*Stated task*
Extract the first line of the entries below and every line after it up to the one containing "plt.rcParams['mathtext.bf'] = 'Liberation", both kept. Pictures are excluded.

※

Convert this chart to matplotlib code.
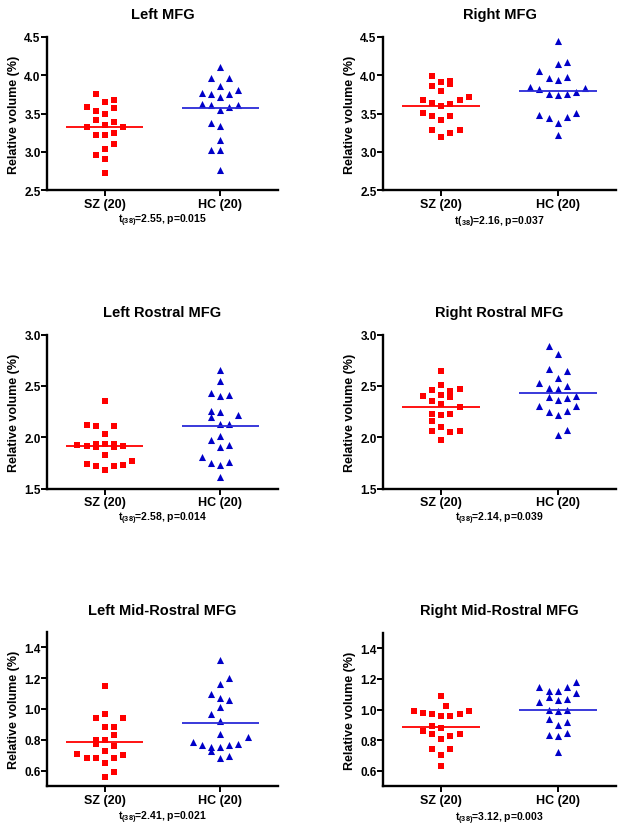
import matplotlib
matplotlib.use("Agg")
import matplotlib.pyplot as plt
import numpy as np

plt.rcParams['font.family'] = ['Liberation Sans', 'DejaVu Sans']
plt.rcParams['font.weight'] = 'bold'
plt.rcParams['mathtext.fontset'] = 'custom'
plt.rcParams['mathtext.rm'] = 'Liberation Sans:bold'
plt.rcParams['mathtext.it'] = 'Liberation Sans:bold'
plt.rcParams['mathtext.bf'] = 'Liberation Sans:bold'

# ---------------- data ----------------
groups = ["SZ (20)", "HC (20)"]
titles = ["Left MFG", "Right MFG", "Left Rostral MFG", "Right Rostral MFG",
          "Left Mid-Rostral MFG", "Right Mid-Rostral MFG"]
t_values = ["2.55", "2.16", "2.58", "2.14", "2.41", "3.12"]
p_values = ["0.015", "0.037", "0.014", "0.039", "0.021", "0.003"]
ylims = [(2.5, 4.5), (2.5, 4.5), (1.5, 3.0), (1.5, 3.0), (0.5, 1.5), (0.5, 1.5)]
yticks = [[2.5, 3.0, 3.5, 4.0, 4.5], [2.5, 3.0, 3.5, 4.0, 4.5],
          [1.5, 2.0, 2.5, 3.0], [1.5, 2.0, 2.5, 3.0],
          [0.6, 0.8, 1.0, 1.2, 1.4], [0.6, 0.8, 1.0, 1.2, 1.4]]

lmfg_sz = [3.75, 3.65, 3.68, 3.59, 3.57, 3.53, 3.50, 3.42, 3.39, 3.35,
           3.32, 3.32, 3.22, 3.22, 3.24, 3.10, 3.04, 2.96, 2.91, 2.72]
lmfg_sz_slot = [-1, 0, 1, -2, 1, -1, 0, -1, 1, 0, -2, 2, -1, 0, 1, 1, 0, -1, 0, 0]
lmfg_hc = [4.11, 3.96, 3.96, 3.86, 3.77, 3.75, 3.72, 3.75, 3.81, 3.63,
           3.61, 3.55, 3.58, 3.61, 3.37, 3.34, 3.16, 3.03, 3.03, 2.77]
lmfg_hc_slot = [0, -1, 1, 0, -2, -1, 0, 1, 2, -2, -1, 0, 1, 2, -1, 0, 0, -1, 0, 0]

rmfg_sz = [3.99, 3.91, 3.92, 3.89, 3.86, 3.79, 3.68, 3.64, 3.60, 3.62,
           3.68, 3.72, 3.51, 3.47, 3.42, 3.47, 3.28, 3.20, 3.24, 3.28]
rmfg_sz_slot = [-1, 0, 1, 1, -1, 0, -2, -1, 0, 1, 2, 3, -2, -1, 0, 1, -1, 0, 1, 2]
rmfg_hc = [4.44, 4.15, 4.17, 4.05, 3.96, 3.94, 3.98, 3.85, 3.82, 3.76,
           3.74, 3.76, 3.78, 3.83, 3.48, 3.44, 3.38, 3.46, 3.51, 3.22]
rmfg_hc_slot = [0, 0, 1, -2, -1, 0, 1, -3, -2, -1, 0, 1, 2, 3, -2, -1, 0, 1, 2, 0]

lrmfg_sz = [2.35, 2.12, 2.11, 2.11, 2.03, 1.92, 1.91, 1.93, 1.90, 1.93,
            1.93, 1.905, 1.91, 1.83, 1.74, 1.72, 1.68, 1.72, 1.73, 1.77]
lrmfg_sz_slot = [0, -2, -1, 1, 0, -3, -2, -1, -1, 0, 1, 1, 2, 0, -2, -1, 0, 1, 2, 3]
lrmfg_hc = [2.66, 2.55, 2.43, 2.40, 2.41, 2.26, 2.20, 2.25, 2.22, 2.13,
            2.13, 1.97, 2.01, 1.90, 1.92, 1.81, 1.75, 1.73, 1.76, 1.61]
lrmfg_hc_slot = [0, 0, -1, 0, 1, -1, -1, 0, 2, 0, 1, -1, 0, 0, 1, -2, -1, 0, 1, 0]

rrmfg_sz = [2.65, 2.46, 2.51, 2.45, 2.47, 2.40, 2.35, 2.41, 2.39, 2.32,
            2.29, 2.23, 2.22, 2.23, 2.155, 2.10, 2.06, 2.05, 2.06, 1.97]
rrmfg_sz_slot = [0, -1, 0, 1, 2, -2, -1, 0, 1, 0, 2, -1, 0, 1, -1, 0, -1, 1, 2, 0]
rrmfg_hc = [2.89, 2.815, 2.67, 2.65, 2.58, 2.53, 2.48, 2.47, 2.50, 2.39,
            2.36, 2.38, 2.40, 2.30, 2.25, 2.22, 2.26, 2.30, 2.02, 2.07]
rrmfg_hc_slot = [-1, 0, -1, 1, 0, -2, -1, 0, 1, -1, 0, 1, 2, -2, -1, 0, 1, 2, 0, 1]

lmr_sz = [1.15, 0.94, 0.97, 0.94, 0.88, 0.88, 0.83, 0.80, 0.77, 0.80,
          0.76, 0.73, 0.71, 0.68, 0.68, 0.68, 0.70, 0.65, 0.56, 0.59]
lmr_sz_slot = [0, -1, 0, 2, 0, 1, 1, -1, -1, 0, 1, 0, -3, -2, -1, 1, 2, 0, 0, 1]
lmr_hc = [1.32, 1.20, 1.16, 1.10, 1.07, 1.06, 1.01, 0.965, 0.92, 0.84,
          0.785, 0.765, 0.755, 0.725, 0.755, 0.765, 0.775, 0.815, 0.685, 0.695]
lmr_hc_slot = [0, 1, 0, -1, 0, 1, 0, -1, 0, 0, -3, -2, -1, -1, 0, 1, 2, 3, 0, 1]

rmr_sz = [1.09, 1.02, 0.99, 0.98, 0.97, 0.96, 0.96, 0.97, 0.99, 0.89,
          0.88, 0.86, 0.84, 0.81, 0.83, 0.84, 0.74, 0.74, 0.70, 0.63]
rmr_sz_slot = [0, 0.5, -3, -2, -1, 0, 1, 2, 3, -1, 0, -2, -1, 0, 1, 2, -1, 1, 0, 0]
rmr_hc = [1.15, 1.12, 1.12, 1.15, 1.18, 1.05, 1.08, 1.06, 1.07, 1.11,
          1.00, 0.99, 1.00, 0.94, 0.90, 0.92, 0.835, 0.825, 0.845, 0.72]
rmr_hc_slot = [-2, -1, 0, 1, 2, -2, -1, 0, 1, 2, -1, 0, 1, -1, 0, 1, -1, 0, 1, 0]

means_sz = [3.32, 3.60, 1.91, 2.29, 0.785, 0.885]
means_hc = [3.57, 3.79, 2.11, 2.43, 0.91, 1.00]

sz_values = [lmfg_sz, rmfg_sz, lrmfg_sz, rrmfg_sz, lmr_sz, rmr_sz]
sz_slots = [lmfg_sz_slot, rmfg_sz_slot, lrmfg_sz_slot, rrmfg_sz_slot, lmr_sz_slot, rmr_sz_slot]
hc_values = [lmfg_hc, rmfg_hc, lrmfg_hc, rrmfg_hc, lmr_hc, rmr_hc]
hc_slots = [lmfg_hc_slot, rmfg_hc_slot, lrmfg_hc_slot, rrmfg_hc_slot, lmr_hc_slot, rmr_hc_slot]

# ---------------- layout / style ----------------
W, H = 628, 829
# axes boxes in pixels: left, right, top, bottom
boxes = [(47, 278, 37.7, 191.3), (383, 616, 37.7, 191.3),
         (47, 278, 335.7, 489.5), (383, 616, 335.7, 489.5),
         (47, 278, 633, 787), (383, 616, 634, 787)]
title_y = [15, 15, 313, 313, 611, 611.5]
stat_base = [223.5, 223.5, 521.5, 521.5, 820.5, 821]
slot_w = 0.079
red = '#ff0000'
blue = '#0000c8'
blue_line = '#2a2ad8'

fig = plt.figure(figsize=(W / 100, H / 100), dpi=100)

for i in range(6):
    l, r, t, b = boxes[i]
    ax = fig.add_axes([l / W, 1 - b / H, (r - l) / W, (b - t) / H])
    xs_sz = 1 + slot_w * np.array(sz_slots[i], dtype=float)
    xs_hc = 2 + slot_w * np.array(hc_slots[i], dtype=float)
    ax.scatter(xs_sz, sz_values[i], marker='s', s=22, color=red, linewidths=0, zorder=3)
    ax.scatter(xs_hc, hc_values[i], marker='^', s=26, color=blue, linewidths=0, zorder=3)
    ax.hlines(means_sz[i], 1 - 0.333, 1 + 0.333, color=red, lw=1.3, zorder=4)
    ax.hlines(means_hc[i], 2 - 0.333, 2 + 0.333, color=blue_line, lw=1.3, zorder=4)
    ax.set_xlim(0.5, 2.5)
    ax.set_ylim(*ylims[i])
    ax.set_yticks(yticks[i])
    ax.set_yticklabels([f"{v:.1f}" for v in yticks[i]])
    ax.set_xticks([1, 2])
    ax.set_xticklabels(groups)
    for side in ['top', 'right']:
        ax.spines[side].set_visible(False)
    for side in ['left', 'bottom']:
        ax.spines[side].set_linewidth(1.7)
    ax.tick_params(axis='both', direction='out', length=4, width=1.4, labelsize=8.5)
    ax.tick_params(axis='y', pad=0.5)
    ax.tick_params(axis='x', pad=1.5, labelsize=9)
    ax.set_ylabel("Relative volume (%)", fontsize=9, fontweight='bold', labelpad=3)
    cx = (l + r) / 2 / W
    fig.text(cx, 1 - title_y[i] / H, titles[i], ha='center', va='center',
             fontsize=10.5, fontweight='bold')
    if i == 1:
        st = r"$\mathrm{t(}_{\mathrm{38}}\mathrm{)}$=" + t_values[i] + ", p=" + p_values[i]
    else:
        st = r"$\mathrm{t}_{\mathrm{(38)}}$=" + t_values[i] + ", p=" + p_values[i]
    fig.text(cx, 1 - stat_base[i] / H, st, ha='center', va='baseline',
             fontsize=7.5, fontweight='bold')

fig.savefig("out.png", dpi=100)
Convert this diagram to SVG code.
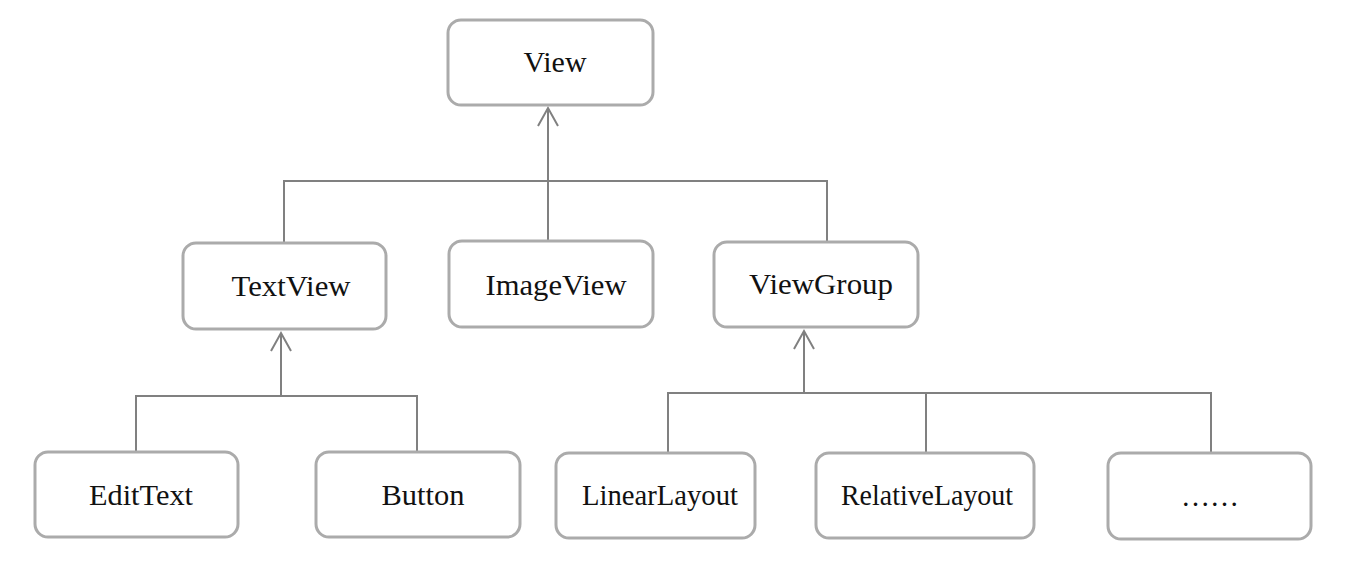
<svg xmlns="http://www.w3.org/2000/svg" width="1356" height="562" viewBox="0 0 1356 562">
<defs>
<style>
.box{fill:#fff;stroke:#ababab;stroke-width:3}
.lbl{font-family:"Liberation Serif","Times New Roman",serif;font-size:30px;fill:#111;text-anchor:middle}
.con{fill:none;stroke:#808080;stroke-width:2}
</style>
<marker id="arr" markerUnits="userSpaceOnUse" markerWidth="24" markerHeight="24" refX="0" refY="0" orient="auto" style="overflow:visible">
<path d="M-18,-10 L0,0 L-18,10" fill="none" stroke="#808080" stroke-width="2"/>
</marker>
</defs>
<rect width="1356" height="562" fill="#fff"/>
<g id="connectors">
<line class="con" x1="548" y1="181" x2="548" y2="108" marker-end="url(#arr)"/>
<polyline class="con" points="284,243 284,181 827,181 827,242"/>
<line class="con" x1="548" y1="181" x2="548" y2="241"/>
<line class="con" x1="281" y1="396" x2="281" y2="333" marker-end="url(#arr)"/>
<polyline class="con" points="136,452 136,396 417,396 417,452"/>
<line class="con" x1="804" y1="393" x2="804" y2="331" marker-end="url(#arr)"/>
<polyline class="con" points="668,453 668,393 1211,393 1211,453"/>
<line class="con" x1="926" y1="393" x2="926" y2="453"/>
</g>
<g id="view"><rect class="box" x="448" y="20" width="205" height="85" rx="13"/><text class="lbl" x="555" y="72" textLength="63" lengthAdjust="spacingAndGlyphs">View</text></g>
<g id="textview"><rect class="box" x="183" y="243" width="203" height="86" rx="13"/><text class="lbl" x="291" y="296" textLength="119" lengthAdjust="spacingAndGlyphs">TextView</text></g>
<g id="imageview"><rect class="box" x="449" y="241" width="204" height="86" rx="13"/><text class="lbl" x="556" y="295" textLength="141" lengthAdjust="spacingAndGlyphs">ImageView</text></g>
<g id="viewgroup"><rect class="box" x="714" y="242" width="204" height="85" rx="13"/><text class="lbl" x="821" y="294" textLength="144" lengthAdjust="spacingAndGlyphs">ViewGroup</text></g>
<g id="edittext"><rect class="box" x="35" y="452" width="203" height="85" rx="13"/><text class="lbl" x="141" y="505" textLength="104" lengthAdjust="spacingAndGlyphs">EditText</text></g>
<g id="button"><rect class="box" x="316" y="452" width="204" height="85" rx="13"/><text class="lbl" x="423" y="505" textLength="83" lengthAdjust="spacingAndGlyphs">Button</text></g>
<g id="linearlayout"><rect class="box" x="556" y="453" width="199" height="85" rx="13"/><text class="lbl" x="660" y="505" textLength="156" lengthAdjust="spacingAndGlyphs">LinearLayout</text></g>
<g id="relativelayout"><rect class="box" x="816" y="453" width="218" height="85" rx="13"/><text class="lbl" x="927" y="505" textLength="172" lengthAdjust="spacingAndGlyphs">RelativeLayout</text></g>
<g id="more"><rect class="box" x="1108" y="453" width="203" height="86" rx="13"/><text class="lbl" x="1210" y="506" textLength="58" lengthAdjust="spacingAndGlyphs">……</text></g>
</svg>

※

*Result of the exercise*
Convert this chart to matplotlib code.
import matplotlib
matplotlib.use("Agg")
import matplotlib.pyplot as plt
import numpy as np

plt.rcParams['font.family'] = ['Liberation Sans', 'DejaVu Sans']
plt.rcParams['font.weight'] = 'bold'
plt.rcParams['mathtext.fontset'] = 'custom'
plt.rcParams['mathtext.rm'] = 'Liberation Sans:bold'
plt.rcParams['mathtext.it'] = 'Liberation Sans:bold'
plt.rcParams['mathtext.bf'] = 'Liberation Sans:bold'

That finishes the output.